What does the country need to rebuild the northeastern region?

First and foremost, the government has to prioritise the rehabilitation works as well as infrastructural and environmental recovery works to rebuild the northeastern region of Bangladesh. It has to set a short-term and a long-term agenda while developing policies and implementing development projects.

However, there is lack of trust between the two major political parties. They have the support of most of the people in Bangladesh to implement their agenda. But they don't work together. The oppositional Bangladesh Nationalist Party’s Secretary-General said that ‘the government is busy with a festival during this difficult time. They are so busy with the inauguration of the Padma Bridge that they have no time to look at the welfare of people and public sufferings.’ At the same time, the ruling Awami League’s party leaders have heavily criticised the BNP leaders for their lacklustre response to support the flood victims. Thus, the relief and rehabilitation work suffers. If they work together during this national emergency, it would help the country as well as the people living in the flood areas.

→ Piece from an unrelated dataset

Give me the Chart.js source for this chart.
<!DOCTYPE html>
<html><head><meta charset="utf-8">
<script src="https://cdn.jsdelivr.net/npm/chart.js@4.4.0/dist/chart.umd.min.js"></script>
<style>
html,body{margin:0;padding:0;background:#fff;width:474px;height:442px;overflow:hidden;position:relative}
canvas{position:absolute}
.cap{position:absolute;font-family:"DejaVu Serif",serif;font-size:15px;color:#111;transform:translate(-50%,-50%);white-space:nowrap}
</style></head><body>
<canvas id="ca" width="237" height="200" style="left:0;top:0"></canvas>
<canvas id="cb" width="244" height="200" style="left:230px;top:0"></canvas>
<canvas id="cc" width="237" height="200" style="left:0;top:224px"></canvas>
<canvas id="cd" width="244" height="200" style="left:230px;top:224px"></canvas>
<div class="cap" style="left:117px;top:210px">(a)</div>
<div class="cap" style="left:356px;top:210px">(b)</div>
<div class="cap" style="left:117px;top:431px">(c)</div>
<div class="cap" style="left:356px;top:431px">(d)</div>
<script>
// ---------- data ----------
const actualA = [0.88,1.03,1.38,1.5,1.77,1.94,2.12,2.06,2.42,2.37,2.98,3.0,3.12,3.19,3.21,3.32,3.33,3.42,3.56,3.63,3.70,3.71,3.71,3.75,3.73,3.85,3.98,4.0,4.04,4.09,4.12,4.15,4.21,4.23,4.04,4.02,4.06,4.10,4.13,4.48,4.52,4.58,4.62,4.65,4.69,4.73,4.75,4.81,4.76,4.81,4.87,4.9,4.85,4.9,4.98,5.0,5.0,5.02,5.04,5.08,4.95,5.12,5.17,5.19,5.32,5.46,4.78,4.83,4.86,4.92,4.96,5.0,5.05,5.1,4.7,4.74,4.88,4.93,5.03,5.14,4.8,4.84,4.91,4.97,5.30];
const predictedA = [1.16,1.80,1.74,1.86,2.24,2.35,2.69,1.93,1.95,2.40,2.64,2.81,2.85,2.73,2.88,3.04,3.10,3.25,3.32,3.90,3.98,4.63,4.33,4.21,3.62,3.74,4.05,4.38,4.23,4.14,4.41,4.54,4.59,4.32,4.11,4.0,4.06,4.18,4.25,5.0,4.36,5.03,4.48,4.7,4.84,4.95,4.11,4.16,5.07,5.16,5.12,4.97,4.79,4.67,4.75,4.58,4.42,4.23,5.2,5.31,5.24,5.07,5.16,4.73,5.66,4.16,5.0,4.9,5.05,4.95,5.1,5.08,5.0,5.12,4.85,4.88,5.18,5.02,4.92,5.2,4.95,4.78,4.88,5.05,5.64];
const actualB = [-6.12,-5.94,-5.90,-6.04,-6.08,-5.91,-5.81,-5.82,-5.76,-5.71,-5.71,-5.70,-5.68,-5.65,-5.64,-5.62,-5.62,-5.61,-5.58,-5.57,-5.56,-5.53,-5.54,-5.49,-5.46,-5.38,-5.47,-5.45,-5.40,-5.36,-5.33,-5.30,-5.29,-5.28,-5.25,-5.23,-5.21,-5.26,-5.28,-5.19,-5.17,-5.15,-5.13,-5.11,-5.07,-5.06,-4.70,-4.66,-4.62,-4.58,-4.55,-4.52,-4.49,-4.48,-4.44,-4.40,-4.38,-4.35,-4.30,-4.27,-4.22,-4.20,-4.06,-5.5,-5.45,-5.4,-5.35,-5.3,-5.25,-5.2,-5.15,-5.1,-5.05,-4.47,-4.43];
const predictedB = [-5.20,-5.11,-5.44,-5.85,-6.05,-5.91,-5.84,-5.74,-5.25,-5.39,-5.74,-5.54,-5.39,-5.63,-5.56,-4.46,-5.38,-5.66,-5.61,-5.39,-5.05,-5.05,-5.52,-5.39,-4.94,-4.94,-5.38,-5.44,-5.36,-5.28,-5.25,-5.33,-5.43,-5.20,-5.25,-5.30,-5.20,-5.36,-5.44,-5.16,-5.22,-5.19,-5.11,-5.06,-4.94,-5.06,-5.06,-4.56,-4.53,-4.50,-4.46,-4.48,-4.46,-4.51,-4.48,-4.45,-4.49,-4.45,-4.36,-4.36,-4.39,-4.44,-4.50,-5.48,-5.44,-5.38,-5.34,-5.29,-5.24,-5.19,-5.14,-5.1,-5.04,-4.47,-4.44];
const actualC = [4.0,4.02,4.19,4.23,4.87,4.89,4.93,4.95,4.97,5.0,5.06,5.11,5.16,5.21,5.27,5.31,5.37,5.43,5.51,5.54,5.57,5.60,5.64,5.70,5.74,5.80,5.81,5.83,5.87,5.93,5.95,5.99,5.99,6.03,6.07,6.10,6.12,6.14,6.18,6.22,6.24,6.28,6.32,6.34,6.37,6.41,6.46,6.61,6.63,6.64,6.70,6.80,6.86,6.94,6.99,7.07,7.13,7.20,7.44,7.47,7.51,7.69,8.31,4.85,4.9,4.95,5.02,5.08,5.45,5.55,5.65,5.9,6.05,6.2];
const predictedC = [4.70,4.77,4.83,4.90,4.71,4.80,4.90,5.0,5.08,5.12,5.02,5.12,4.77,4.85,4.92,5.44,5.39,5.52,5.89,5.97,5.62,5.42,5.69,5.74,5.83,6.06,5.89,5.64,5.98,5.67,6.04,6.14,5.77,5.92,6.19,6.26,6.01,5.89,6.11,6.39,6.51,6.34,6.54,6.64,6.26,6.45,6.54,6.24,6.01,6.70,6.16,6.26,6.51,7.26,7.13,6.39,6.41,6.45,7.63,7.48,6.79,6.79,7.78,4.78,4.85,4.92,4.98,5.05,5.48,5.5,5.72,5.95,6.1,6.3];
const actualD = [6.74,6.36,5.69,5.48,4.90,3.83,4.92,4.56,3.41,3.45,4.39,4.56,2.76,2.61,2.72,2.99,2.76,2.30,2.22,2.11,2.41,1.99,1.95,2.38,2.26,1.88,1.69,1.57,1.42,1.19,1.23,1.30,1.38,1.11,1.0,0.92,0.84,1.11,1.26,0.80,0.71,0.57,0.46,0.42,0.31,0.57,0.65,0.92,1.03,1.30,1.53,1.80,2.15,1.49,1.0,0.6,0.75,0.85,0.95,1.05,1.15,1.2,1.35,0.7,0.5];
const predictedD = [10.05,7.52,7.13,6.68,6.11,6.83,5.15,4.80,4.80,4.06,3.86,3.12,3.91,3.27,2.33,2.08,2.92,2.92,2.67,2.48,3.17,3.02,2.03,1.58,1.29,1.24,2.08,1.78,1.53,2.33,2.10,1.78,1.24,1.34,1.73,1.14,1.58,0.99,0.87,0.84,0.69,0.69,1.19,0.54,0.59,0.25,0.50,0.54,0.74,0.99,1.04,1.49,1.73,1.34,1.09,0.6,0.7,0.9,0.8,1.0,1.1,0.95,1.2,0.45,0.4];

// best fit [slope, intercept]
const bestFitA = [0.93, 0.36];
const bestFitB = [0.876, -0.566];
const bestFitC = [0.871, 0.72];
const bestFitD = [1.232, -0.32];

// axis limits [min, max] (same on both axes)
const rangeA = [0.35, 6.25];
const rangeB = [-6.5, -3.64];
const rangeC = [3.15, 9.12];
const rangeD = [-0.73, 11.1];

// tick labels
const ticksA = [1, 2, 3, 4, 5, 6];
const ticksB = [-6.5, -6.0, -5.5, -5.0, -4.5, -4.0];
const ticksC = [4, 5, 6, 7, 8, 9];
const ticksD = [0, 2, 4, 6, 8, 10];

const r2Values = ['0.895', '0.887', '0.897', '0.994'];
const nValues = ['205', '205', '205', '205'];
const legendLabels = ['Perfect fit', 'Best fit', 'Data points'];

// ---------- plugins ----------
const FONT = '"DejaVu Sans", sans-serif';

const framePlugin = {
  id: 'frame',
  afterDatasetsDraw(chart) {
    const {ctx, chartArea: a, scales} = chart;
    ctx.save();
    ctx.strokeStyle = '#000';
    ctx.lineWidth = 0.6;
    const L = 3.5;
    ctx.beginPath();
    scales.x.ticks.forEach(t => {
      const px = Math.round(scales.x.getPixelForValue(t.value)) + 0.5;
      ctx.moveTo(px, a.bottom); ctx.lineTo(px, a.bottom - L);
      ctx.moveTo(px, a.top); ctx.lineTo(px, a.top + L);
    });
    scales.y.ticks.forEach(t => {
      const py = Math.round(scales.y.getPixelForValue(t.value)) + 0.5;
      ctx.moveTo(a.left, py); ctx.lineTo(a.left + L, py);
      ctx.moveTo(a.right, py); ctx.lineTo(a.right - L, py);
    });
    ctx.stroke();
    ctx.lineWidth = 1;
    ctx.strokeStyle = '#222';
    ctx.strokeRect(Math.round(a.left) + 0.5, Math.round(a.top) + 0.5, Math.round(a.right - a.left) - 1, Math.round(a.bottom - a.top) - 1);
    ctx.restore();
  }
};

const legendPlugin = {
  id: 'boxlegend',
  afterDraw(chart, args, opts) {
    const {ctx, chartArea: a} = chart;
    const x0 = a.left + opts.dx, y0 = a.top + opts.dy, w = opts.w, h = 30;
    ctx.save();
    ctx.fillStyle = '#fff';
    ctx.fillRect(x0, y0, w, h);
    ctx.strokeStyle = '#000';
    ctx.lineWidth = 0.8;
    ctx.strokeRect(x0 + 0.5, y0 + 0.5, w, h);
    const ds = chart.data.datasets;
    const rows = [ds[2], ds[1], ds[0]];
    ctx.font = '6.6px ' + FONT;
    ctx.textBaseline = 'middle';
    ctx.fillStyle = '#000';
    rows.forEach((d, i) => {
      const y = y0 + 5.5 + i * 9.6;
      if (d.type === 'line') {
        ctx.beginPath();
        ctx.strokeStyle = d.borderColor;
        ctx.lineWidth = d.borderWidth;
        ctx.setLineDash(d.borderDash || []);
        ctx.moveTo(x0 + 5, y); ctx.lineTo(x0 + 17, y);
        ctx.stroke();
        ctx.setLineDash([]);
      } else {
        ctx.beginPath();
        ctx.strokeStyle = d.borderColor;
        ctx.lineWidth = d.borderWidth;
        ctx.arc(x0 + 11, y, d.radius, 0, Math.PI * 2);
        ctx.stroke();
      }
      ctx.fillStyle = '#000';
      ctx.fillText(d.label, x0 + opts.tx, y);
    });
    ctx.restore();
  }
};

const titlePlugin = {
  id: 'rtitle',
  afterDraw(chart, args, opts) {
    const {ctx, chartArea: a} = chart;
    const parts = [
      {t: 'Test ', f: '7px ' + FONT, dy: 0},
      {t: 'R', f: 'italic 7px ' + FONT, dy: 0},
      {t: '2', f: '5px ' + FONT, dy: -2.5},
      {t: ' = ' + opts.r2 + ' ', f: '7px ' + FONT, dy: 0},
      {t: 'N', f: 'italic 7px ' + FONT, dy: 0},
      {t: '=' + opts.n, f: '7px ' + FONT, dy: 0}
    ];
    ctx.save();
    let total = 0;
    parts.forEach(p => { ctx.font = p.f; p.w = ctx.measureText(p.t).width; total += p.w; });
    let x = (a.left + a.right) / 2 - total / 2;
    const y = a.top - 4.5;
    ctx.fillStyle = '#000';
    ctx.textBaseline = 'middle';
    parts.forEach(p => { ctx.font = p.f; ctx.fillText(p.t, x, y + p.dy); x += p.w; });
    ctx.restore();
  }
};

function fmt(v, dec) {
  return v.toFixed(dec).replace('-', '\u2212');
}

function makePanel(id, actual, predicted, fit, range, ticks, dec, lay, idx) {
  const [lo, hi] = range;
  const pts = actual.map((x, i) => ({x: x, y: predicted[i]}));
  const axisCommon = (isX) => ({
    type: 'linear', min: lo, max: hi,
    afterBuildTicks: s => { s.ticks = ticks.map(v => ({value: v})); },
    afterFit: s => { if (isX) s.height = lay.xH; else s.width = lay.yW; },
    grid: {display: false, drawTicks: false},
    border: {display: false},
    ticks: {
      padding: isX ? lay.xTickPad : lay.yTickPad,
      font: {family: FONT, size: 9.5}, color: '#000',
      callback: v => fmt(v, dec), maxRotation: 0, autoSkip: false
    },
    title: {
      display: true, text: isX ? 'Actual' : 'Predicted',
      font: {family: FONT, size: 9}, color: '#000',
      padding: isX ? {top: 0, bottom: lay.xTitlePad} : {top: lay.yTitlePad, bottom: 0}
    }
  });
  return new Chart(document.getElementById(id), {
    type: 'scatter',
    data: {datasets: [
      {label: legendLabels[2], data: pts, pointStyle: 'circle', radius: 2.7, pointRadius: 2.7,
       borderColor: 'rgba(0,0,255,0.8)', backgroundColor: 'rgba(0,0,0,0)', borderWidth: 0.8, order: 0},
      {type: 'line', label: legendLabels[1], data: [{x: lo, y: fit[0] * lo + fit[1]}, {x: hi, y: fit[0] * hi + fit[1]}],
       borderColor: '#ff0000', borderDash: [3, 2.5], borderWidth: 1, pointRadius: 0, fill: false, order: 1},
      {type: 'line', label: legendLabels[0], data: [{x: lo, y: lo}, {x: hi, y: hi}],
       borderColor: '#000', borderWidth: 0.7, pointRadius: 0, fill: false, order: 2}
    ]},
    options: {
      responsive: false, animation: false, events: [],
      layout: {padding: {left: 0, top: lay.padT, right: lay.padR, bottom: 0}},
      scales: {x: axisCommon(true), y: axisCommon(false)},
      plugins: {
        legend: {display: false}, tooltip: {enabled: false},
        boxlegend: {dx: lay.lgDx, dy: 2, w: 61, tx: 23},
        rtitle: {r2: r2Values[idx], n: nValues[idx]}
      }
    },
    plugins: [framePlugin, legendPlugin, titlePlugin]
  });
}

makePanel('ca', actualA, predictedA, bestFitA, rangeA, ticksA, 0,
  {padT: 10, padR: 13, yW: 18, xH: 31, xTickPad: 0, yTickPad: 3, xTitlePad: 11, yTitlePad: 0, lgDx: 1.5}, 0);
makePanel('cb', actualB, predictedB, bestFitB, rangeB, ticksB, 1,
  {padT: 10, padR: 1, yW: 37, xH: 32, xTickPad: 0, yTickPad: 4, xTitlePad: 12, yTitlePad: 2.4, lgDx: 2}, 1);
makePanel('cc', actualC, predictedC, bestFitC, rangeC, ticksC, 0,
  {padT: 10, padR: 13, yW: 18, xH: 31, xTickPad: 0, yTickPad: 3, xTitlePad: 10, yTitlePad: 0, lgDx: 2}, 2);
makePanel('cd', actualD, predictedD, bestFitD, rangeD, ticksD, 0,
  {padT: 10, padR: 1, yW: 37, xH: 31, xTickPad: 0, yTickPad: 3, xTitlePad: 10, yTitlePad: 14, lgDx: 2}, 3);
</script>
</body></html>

The government has to find out a sustainable and permanent solution to the flash floods in the Haor region. An expert group comprising environmentalists, climate change expert, engineers, political leaders, bureaucrats, and journalists has to be formed to investigate the underlying reasons for such devastating flash floods. The recommendations of such a committee have to be implemented in full.

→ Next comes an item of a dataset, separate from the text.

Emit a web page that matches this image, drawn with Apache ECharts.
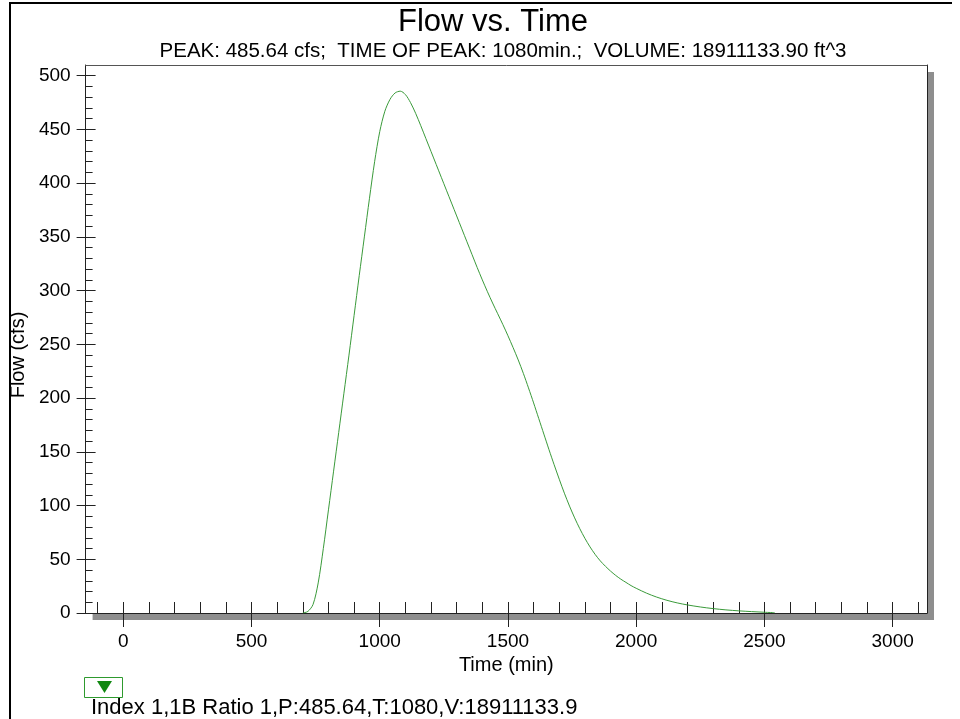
<!DOCTYPE html>
<html>
<head>
<meta charset="utf-8">
<title>Flow vs. Time</title>
<script src="https://cdn.jsdelivr.net/npm/echarts@6/dist/echarts.min.js"></script>
<style>
  html, body { margin: 0; padding: 0; background: #fff; }
  #chart { width: 960px; height: 719px; }
</style>
</head>
<body>
<div id="chart"></div>
<script>
// hydrograph (time in min, flow in cfs)
const times = [700, 720, 740, 760, 780, 800, 820, 840, 860, 880, 900, 920, 940, 960, 980, 1000,
  1020, 1040, 1060, 1080, 1100, 1120, 1140, 1160, 1180, 1200, 1220, 1240, 1260, 1280, 1300,
  1320, 1340, 1360, 1380, 1400, 1420, 1440, 1460, 1480, 1500, 1520, 1540, 1560, 1580, 1600,
  1620, 1640, 1660, 1680, 1700, 1720, 1740, 1760, 1780, 1800, 1820, 1840, 1860, 1880, 1900,
  1920, 1940, 1960, 1980, 2000, 2040, 2080, 2120, 2160, 2200, 2250, 2300, 2350, 2400, 2450,
  2500, 2540];
const flows = [0, 1.5, 8, 28, 60, 96, 132, 168, 204, 240, 277, 314, 350, 386, 420, 448,
  467, 478, 484, 485.64, 482.5, 475, 465, 453.5, 441.5, 429.5, 417.5, 405.5, 393.5, 381.5, 369.5,
  357.5, 345.5, 333.5, 321.5, 310, 299, 288.5, 278.5, 268.5, 258, 247, 235.5, 223, 209.5, 195.5,
  181, 166.5, 152, 138, 124.5, 111.5, 99.5, 88.5, 78.5, 69.5, 61.5, 54.5, 48.5, 43.5, 39,
  35, 31.5, 28.5, 25.5, 23, 18.5, 14.8, 11.8, 9.4, 7.5, 5.6, 4.1, 2.9, 2.0, 1.3,
  0.7, 0.3];

const xMajorTicks = [0, 500, 1000, 1500, 2000, 2500, 3000];
const yMajorTicks = [0, 50, 100, 150, 200, 250, 300, 350, 400, 450, 500];
const xMinorStep = 100;
const yMinorStep = 10;

const seriesName = 'Index 1,1B Ratio 1,P:485.64,T:1080,V:18911133.9';

const xRange = [-147, 3134];
const yRange = [0, 510];

const xMinorTicks = [];
for (let v = -100; v <= 3100; v += xMinorStep) xMinorTicks.push(v);
const yMinorTicks = [];
for (let v = 0; v <= 500; v += yMinorStep) yMinorTicks.push(v);

const chart = echarts.init(document.getElementById('chart'));

const font = 'Liberation Sans, Arial, sans-serif';
const lineCol = '#222';
const frameCol = '#555';

const baseX = {
  type: 'value', min: xRange[0], max: xRange[1], position: 'bottom',
  splitLine: { show: false },
  axisLine: { show: false, onZero: false },
  axisLabel: { show: false },
  axisTick: { show: false }
};
const baseY = {
  type: 'value', min: yRange[0], max: yRange[1], position: 'left',
  splitLine: { show: false },
  axisLine: { show: false, onZero: false },
  axisLabel: { show: false },
  axisTick: { show: false }
};

const option = {
  backgroundColor: '#fff',
  animation: false,
  title: [
    {
      text: 'Flow vs. Time',
      left: 493, top: 7, padding: 0,
      textAlign: 'center',
      textStyle: { fontFamily: font, fontSize: 31, fontWeight: 'normal', color: '#000' }
    },
    {
      text: 'PEAK: 485.64 cfs;  TIME OF PEAK: 1080min.;  VOLUME: 18911133.90 ft^3',
      left: 503, top: 41, padding: 0,
      textAlign: 'center',
      textStyle: { fontFamily: font, fontSize: 20.5, fontWeight: 'normal', color: '#000' }
    }
  ],
  legend: {
    left: 86, top: 697, padding: 0,
    icon: 'rect', itemWidth: 0, itemHeight: 0,
    selectedMode: false,
    data: [seriesName],
    textStyle: { fontFamily: font, fontSize: 22, color: '#000' }
  },
  grid: {
    left: 85, top: 65, right: 33, bottom: 106,
    show: true,
    backgroundColor: '#fff',
    borderWidth: 0,
    shadowColor: '#8e8e8e',
    shadowBlur: 0,
    shadowOffsetX: 7,
    shadowOffsetY: 7
  },
  xAxis: [
    Object.assign({}, baseX, {
      name: 'Time (min)', nameLocation: 'middle', nameGap: 41,
      nameTextStyle: { fontFamily: font, fontSize: 20, color: '#000' },
      axisLine: { show: true, onZero: false, lineStyle: { color: lineCol, width: 1 } },
      axisTick: { show: true, length: 14, customValues: xMajorTicks, lineStyle: { color: lineCol } },
      axisLabel: {
        show: true, margin: 19, customValues: xMajorTicks,
        fontFamily: font, fontSize: 19, color: '#000',
        formatter: v => String(v)
      }
    }),
    Object.assign({}, baseX, {
      axisTick: { show: true, inside: true, length: 11, customValues: xMinorTicks, lineStyle: { color: lineCol } }
    }),
    // top edge of the plot frame
    Object.assign({}, baseX, {
      position: 'top',
      axisLine: { show: true, onZero: false, lineStyle: { color: frameCol, width: 1 } }
    })
  ],
  yAxis: [
    Object.assign({}, baseY, {
      name: 'Flow (cfs)', nameLocation: 'middle', nameGap: 57,
      nameTextStyle: { fontFamily: font, fontSize: 20, color: '#000', padding: [0, 32, 0, 0] },
      axisLine: { show: true, onZero: false, lineStyle: { color: lineCol, width: 1 } },
      axisTick: { show: true, length: 9, customValues: yMajorTicks, lineStyle: { color: lineCol } },
      axisLabel: { show: true, margin: 15, customValues: yMajorTicks, fontFamily: font, fontSize: 19, color: '#000' }
    }),
    Object.assign({}, baseY, {
      axisTick: { show: true, inside: true, length: 10, customValues: yMajorTicks, lineStyle: { color: lineCol } }
    }),
    Object.assign({}, baseY, {
      axisTick: { show: true, inside: true, length: 7, customValues: yMinorTicks, lineStyle: { color: lineCol } }
    }),
    // right edge of the plot frame
    Object.assign({}, baseY, {
      position: 'right',
      axisLine: { show: true, onZero: false, lineStyle: { color: lineCol, width: 1 } }
    })
  ],
  series: [
    {
      name: seriesName,
      type: 'line',
      xAxisIndex: 0,
      yAxisIndex: 0,
      data: times.map((t, i) => [t, flows[i]]),
      showSymbol: false,
      smooth: 0.3,
      lineStyle: { color: '#3a9a3a', width: 1 },
      itemStyle: { color: '#3a9a3a' },
      emphasis: { disabled: true }
    }
  ],
  graphic: [
    // outer frame of the window
    { type: 'line', shape: { x1: 9, y1: 3, x2: 952, y2: 3 }, style: { stroke: '#000', lineWidth: 2 }, silent: true },
    { type: 'line', shape: { x1: 10, y1: 3, x2: 10, y2: 719 }, style: { stroke: '#000', lineWidth: 2 }, silent: true },
    // legend marker box with triangle
    { type: 'rect', shape: { x: 84.5, y: 677.5, width: 38, height: 20 }, style: { fill: '#fff', stroke: '#2e9a2e', lineWidth: 1 }, silent: true },
    { type: 'polygon', shape: { points: [[97, 681], [112, 681], [104.5, 693]] }, style: { fill: '#118811' }, silent: true }
  ]
};

chart.setOption(option);
window.addEventListener('resize', () => chart.resize());
</script>
</body>
</html>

River dredging has to be made a priority task. In addition, unplanned embankment and link roads have to be stopped because human intervention to the ecological and natural system has a severe negative impact. Long-term, the Bangladesh Delta Plan 2100 – the country’s far-reaching plan to spend 2.5 per cent of GDP to secure the future of water resources and mitigate the likely effects of climate change and natural disasters – needs to be implement if the Haor areas are to be preserved.

Since Bangladesh is one of the most climate vulnerable countries in the world, how can the country prepare for a future with an even more unstable climate? What needs to be done in terms of infrastructure and environmental management to avert future catastrophes?

Bangladesh is prone to natural calamities including floods, cyclones, and droughts. A World Bank report published earlier this month said that salinity, rising sea levels, and other adverse climate impacts could displace as many as 13.3 million people in the coastal areas of Bangladesh by 2050. According to the International Institute for Environment and Development, families in rural Bangladesh spend as much as $2bn a year to prevent climate-related disasters or repairing damages — twelve times the amount the country receives in aid to mitigate climate change effects. Thus, the country has to prepare for a future with an even more unstable climate.

Experts suggest to adopt indigenous knowledge to protect the lives and properties of flooding victims. One environmental expert said that ‘we have to change and update the housing pattern in the disaster-prone regions. And, to build physical infrastructures in a way so that those can protect lives and property, including cyclones in coastal regions, floods in plain land, and landslides in hilly areas.’

The government has a plan for dredging rivers, a very costly endeavour. At the same time, the government has to reclaim grabbed rivers and wetlands and update the drainage system in the cities.

The interview was conducted by Valentina Berndt.